Originally Posted by
Hcmarvel
Just had to ask this, and not trying to be hostile in anyway, it's an honest question I have.
I see a lot of posts here, especially those that are negative or highly critical, often upset that creators aren't "respecting" a character. And they do seem to mean respecting "the character". Not what prior creators have done on that character, but that some how the writer in question isn't respecting the "character" themselves. As if the character was a real person that the creator sought to belittle in someway.
It's not that I don't know what they mean by it in a literal sense, but it just strikes me as such an odd complaint.
I've read comics for 30 years, since I was 5 years old. I love comics. Love them. I have lots of characters I love. Daredevil, Cyclops, Spidey, Captain America, Kate Pryde, Rogue, Nightwing, Wally West, Magneto, etc. But I've never once read a comic and felt like a certain character wasn't getting enough respect and therefore the comic was bad. Have I disliked storylines involving favorite characters? Yes, but I always just thought of them as bad stories, not disrespectful ones.
The idea that a comic book character is worthy of respect is such a reach for me? Like...take Magneto -
I don't like Planet X by Grant Morrison (New X-Men 146-150). (**************SPOILERS FOR A SIXTEEN YEAR OLD COMIC AHEAD**************)
I think the Xorn is really Magneto twist is fun, and sort of set-up through the run so it's a good reveal moment, but I just really did not like how Morrison wrote Magneto in Planet X. I understand what he was getting at, but it was a very John Byrne-esque fidelity to silver age Magneto that the character has clearly evolved past thanks to Chris Claremont's work. So having Magneto running death camps for humans, without textually acknowledging his background as a holocaust survivor, just didn't work for me.
But I never thought of it through the prism of not "respecting" the character of Magneto. I guess I thought it didn't show much respect to Claremont's work, or what future creators might want to do with Magneto (by having Logan "kill" him at the end), but the idea that the character himself wasn't being respected never occurred to me. He's a comic book character. He's not real. His every action is at the whim of writers and artists to do with as they please. On what planet do creators owe characters "respect"?

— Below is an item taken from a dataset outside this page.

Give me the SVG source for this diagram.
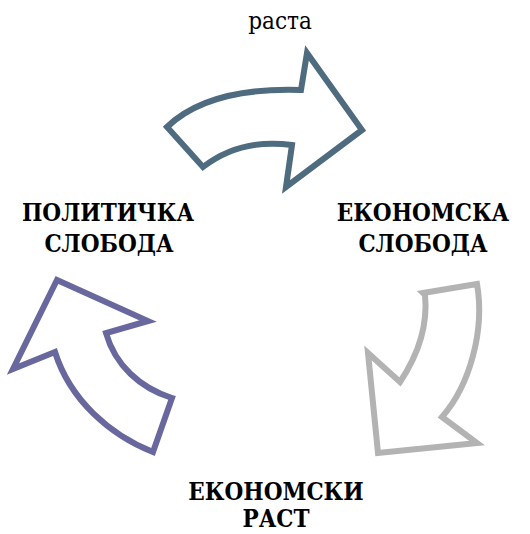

Or take Wally West and Heroes in Crisis. I hated it. In my opinion, it failed in what it was trying to do as an examination on PTSD and what it did to Wally West sucked. But do I think Tom King didn't "respect" Wally West enough? No. That's insane. Why does Tom King, a grown ass man being paid by DC comics, who owns the character and can do whatever they want with him, have to "respect" Wally West? I may not like the story but I never thought of it as a matter of not respecting the character. Wally West has never "actually" saved the world.
I saw someone on here upset that Anole, ANOLE, was not treated "respectfully" in the most recent New Mutants issue. And again, I'm just baffled by this. On what planet does Anole need to be treated with respect? He's a background X-Men character. I mean sure, treat his status as a homosexual with respect obviously, and try to do right by the character when they're in a book of course, but getting upset about an entire issue because Anole wasn't respected? In a book that is not even about him?
Can someone try to explain this phenomenon? Are some comic book fans so insecure that they need their personal favorite characters to always be treated with "respect" because it reflects the lack of respect they feel in their daily lives somehow? That sounds harsh but I'm straining to explain this thing I see on here. Do some fans so identify with a favorite character that if they are not written exactly as the fan thinks they should be, they take it as the creators not respecting the reader and project this respect thing on the character? People just get so upset about this topic and it is one thing about fandom that I've never been able to understand.